[Haskell-cafe] [ANNOUNCE] Fmark markup language

Richard O'Keefe ok at cs.otago.ac.nz
Wed Sep 19 01:37:46 CEST 2012


On 19/09/2012, at 1:43 AM, Stefan Monnier wrote:

>> The problem with that is that some people DO end some headings with
>> a full stop; for them your special syntax is not natural.
> 
> Markdown/ReST is already using the "no syntax" idea (e.g. compared to
> pre-wiki markup such a LaTeX or Texinfo), so he's simply trying to push
> this idea further.

Markdown is very heavy on syntax,
what it is *light* on is specification of what the
syntax actually is.  As a result,
I'm aware of three different dialects,
and someone told me about having to reverse
engineer the syntax from a Perl implementation.
As a further result, I cannot write a program to
reliably *generate* Markdown.
> 
> I suspect it'll be difficult.

Oh, more power to him for trying.
I just don't think it can be pushed very far.

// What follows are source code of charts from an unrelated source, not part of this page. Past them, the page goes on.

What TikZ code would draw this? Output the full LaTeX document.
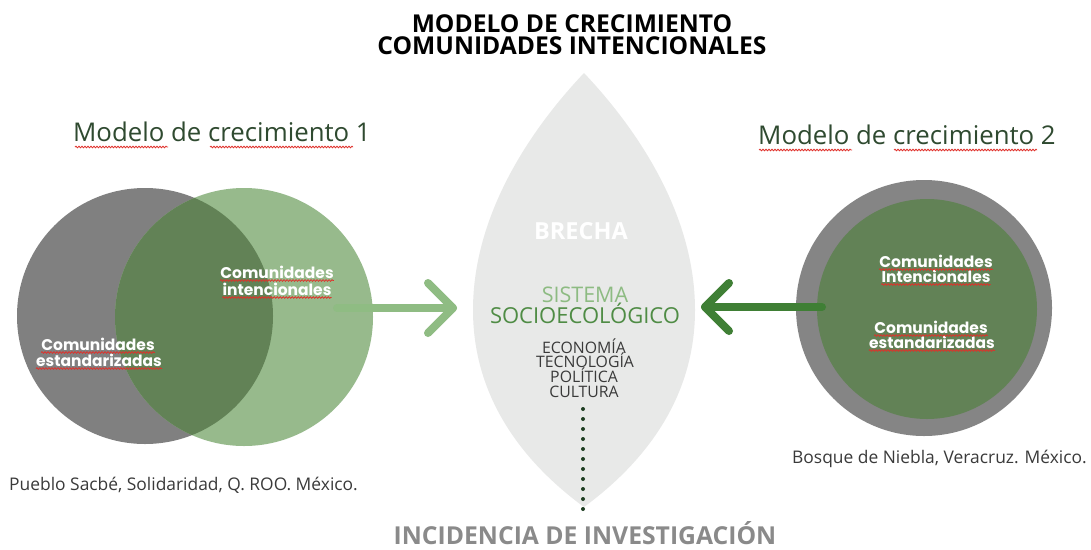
\documentclass[tikz,border=0pt]{standalone}
\usepackage{fontspec}
\setmainfont{Open Sans}
\newfontfamily\popfont{Poppins}
\usetikzlibrary{decorations.pathmorphing,calc}
\definecolor{grayc}{HTML}{808080}
\definecolor{ringc}{HTML}{858585}
\definecolor{lgreen}{HTML}{97BA8C}
\definecolor{mgreen}{HTML}{628256}
\definecolor{arrowl}{HTML}{8FBC83}
\definecolor{arrowd}{HTML}{3F7F35}
\definecolor{leafc}{HTML}{E8E9E8}
\definecolor{hdr}{HTML}{2F4A30}
\definecolor{sisl}{HTML}{8DBB82}
\definecolor{sisd}{HTML}{4F8C45}
\definecolor{dotc}{HTML}{1E3D22}
\definecolor{incc}{HTML}{8A8A8A}
\definecolor{txtc}{HTML}{3A3A3A}
\definecolor{squigc}{HTML}{E0302A}
\begin{document}
\begin{tikzpicture}[x=1pt,y=-1pt,
  lbl/.style={inner sep=0pt,anchor=base,text=white,font=\popfont\bfseries\fontsize{15.5}{16}\selectfont},
  squigline/.style={draw=squigc,line width=0.8pt,decorate,decoration={snake,segment length=3pt,amplitude=0.8pt}},
  hdrtxt/.style={inner sep=0pt,anchor=base west,text=hdr,font=\fontsize{25.8}{27}\selectfont},
  captxt/.style={inner sep=0pt,anchor=base west,text=txtc,font=\fontsize{17.4}{18}\selectfont},
  titletxt/.style={inner sep=0pt,anchor=north,align=center,text=black,font=\bfseries\fontsize{24.6}{22}\selectfont},
  factor/.style={inner sep=0pt,anchor=base,text=txtc,font=\fontsize{15.8}{16}\selectfont},
  arrowline/.style={line width=8pt,line cap=round,line join=round}
]
\useasboundingbox (0,0) rectangle (1091,549);
\fill[white] (0,0) rectangle (1091,549);

% title
\node[titletxt] (title) at (572,14.4) {MODELO DE CRECIMIENTO\\COMUNIDADES INTENCIONALES};

% headers
\node[hdrtxt] (h1) at (73,141) {Modelo de crecimiento 1};
\node[hdrtxt] (h2) at (758,144) {Modelo de crecimiento 2};
\draw[squigline] (75,147) -- (168,147);
\draw[squigline] (210,147) -- (353,147);
\draw[squigline] (759,150) -- (852,150);
\draw[squigline] (894,150) -- (1037,150);

% leaf
\fill[leafc] (584,73) .. controls (530,130) and (473,215) .. (473,310)
  .. controls (473,395) and (520,460) .. (584,507)
  .. controls (648,460) and (695,395) .. (695,310)
  .. controls (695,215) and (638,130) .. (584,73) -- cycle;
\coordinate (leafW) at (473,308);
\coordinate (leafE) at (695,308);

% left venn
\fill[grayc] (145,316) circle (128);
\fill[lgreen] (244,317) circle (129);
\begin{scope}
  \clip (145,316) circle (128);
  \fill[mgreen] (244,317) circle (129);
\end{scope}
\coordinate (venn) at (244,317);

% right circle
\fill[ringc] (924,308) circle (128);
\fill[mgreen] (927,309) circle (110);
\coordinate (rc) at (927,309);

% left venn labels
\node[lbl] (li1) at (277,278) {Comunidades};
\node[lbl] (li2) at (277,295) {intencionales};
\node[lbl] (le1) at (98,350) {Comunidades};
\node[lbl] (le2) at (99,366) {estandarizadas};
% right labels
\node[lbl] (ri1) at (936,267) {Comunidades};
\node[lbl] (ri2) at (936,282) {Intencionales};
\node[lbl] (re1) at (931,333) {Comunidades};
\node[lbl] (re2) at (932,348) {estandarizadas};
\foreach \n in {li1,li2,le1,le2,ri1,ri2,re1,re2}{
  \draw[squigline] ([yshift=-2.5pt]\n.base west) -- ([yshift=-2.5pt]\n.base east);
}

% arrows
\coordinate (a1s) at (337,308);
\coordinate (a1e) at (453,308);
\draw[arrowline,draw=arrowl] (a1s) -- (a1e);
\draw[arrowline,draw=arrowl] ($(a1e)+(-25,-25)$) -- (a1e) -- ($(a1e)+(-25,25)$);
\coordinate (a2s) at (822,307);
\coordinate (a2e) at (705,307);
\draw[arrowline,draw=arrowd] (a2s) -- (a2e);
\draw[arrowline,draw=arrowd] ($(a2e)+(24,-24)$) -- (a2e) -- ($(a2e)+(24,24)$);

% leaf texts
\node[inner sep=0pt,anchor=base,text=white,font=\bfseries\fontsize{23.5}{24}\selectfont] (brecha) at (581,239) {BRECHA};
\node[inner sep=0pt,anchor=base,text=sisl,font=\fontsize{21.5}{22}\selectfont] (sis1) at (585,302) {SISTEMA};
\node[inner sep=0pt,anchor=base,text=sisd,font=\fontsize{22}{22}\selectfont] (sis2) at (585,323) {SOCIOECOLÓGICO};
\node[factor] (f1) at (584,353) {ECONOMÍA};
\node[factor] (f2) at (585,367.5) {TECNOLOGÍA};
\node[factor] (f3) at (584,382) {POLÍTICA};
\node[factor] (f4) at (584,397) {CULTURA};

% dotted line and bottom label
\node[inner sep=0pt,anchor=base,text=incc,font=\bfseries\fontsize{24.7}{25}\selectfont] (inc) at (585,544) {INCIDENCIA DE INVESTIGACIÓN};
\coordinate (dtop) at (583,409);
\coordinate (dbot) at (583,519);
\draw[dotc,line width=4pt,line cap=round,dash pattern=on 0pt off 10pt] (dtop) -- (dbot);

% captions
\node[captxt] (c1) at (9,490) {Pueblo Sacbé, Solidaridad, Q. ROO. México.};
\node[captxt] (c2) at (792,463) {Bosque de Niebla, Veracruz. México.};
\end{tikzpicture}
\end{document}
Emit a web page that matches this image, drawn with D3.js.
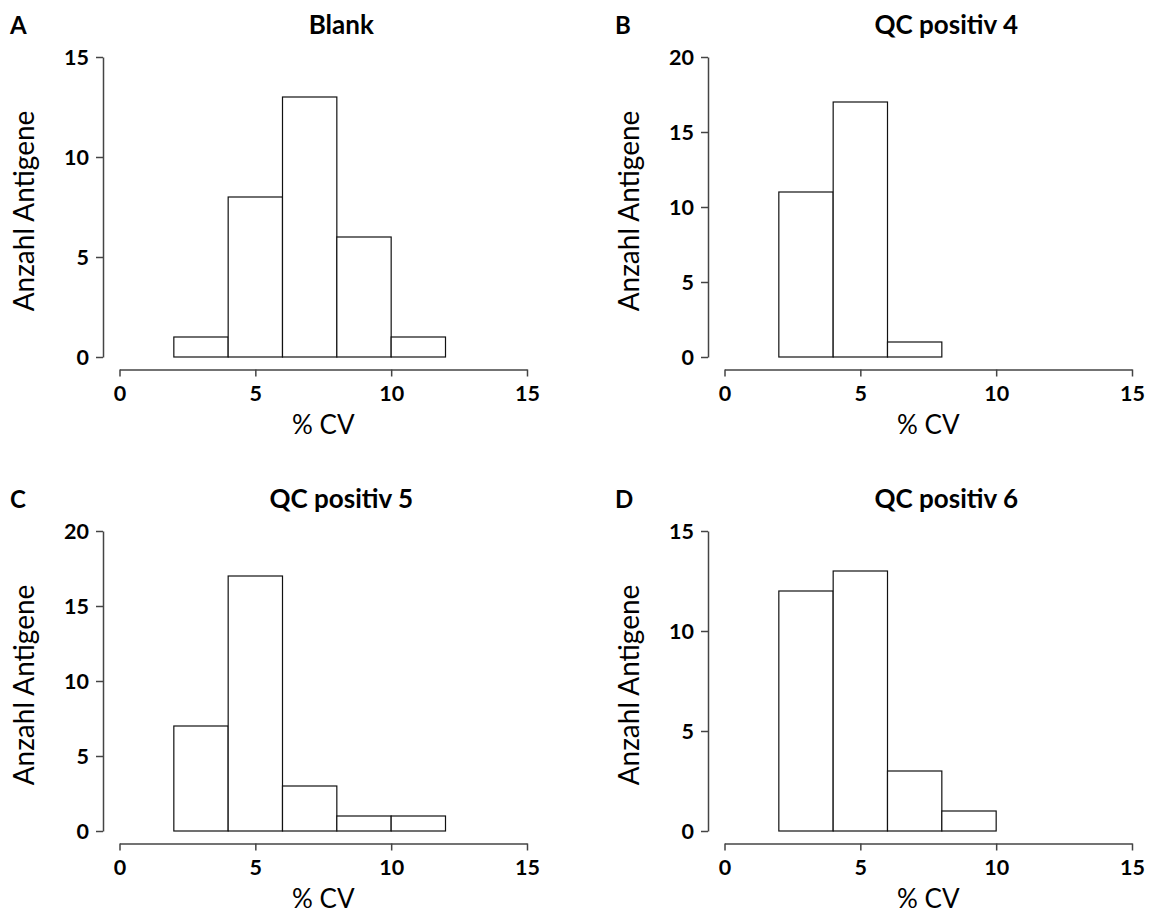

Oh, there is a really *filthy* hack that could be pulled
for italics, bold face, and so on.  Contrary to its original
principles, Unicode includes several copies of ASCII
(see http://unicode.org/charts/PDF/U1D400.pdf):
Mathematical bold,
Mathematical italic,
Mathematical bold italic,
Mathematical script,
Mathematical bold script,
Mathematical fraktur,
Mathematical double struck (blackboard-bold),
Mathematical bold fraktur,
Mathematical sans-serif,
Mathematical sans-serif bold,
Mathematical sans-serif italic,
Mathematical sans-serif bold italic,
Mathematical monospace,
and some similar sets of Greek.
So as long as you don't want strike-through or underlying,
and as long as you don't want italic Cyrillic &c, ...
Too bad if you want a bold italic capital Thorn...

> 
>> What if I want to use indentation to express quotation instead?
> 
> I think this one is solvable: a paragraph that's more indented than the
> previous heading can be considered a quote.

Ah, but the quotation might not end with a sentence terminator,
so that would be considered a new heading.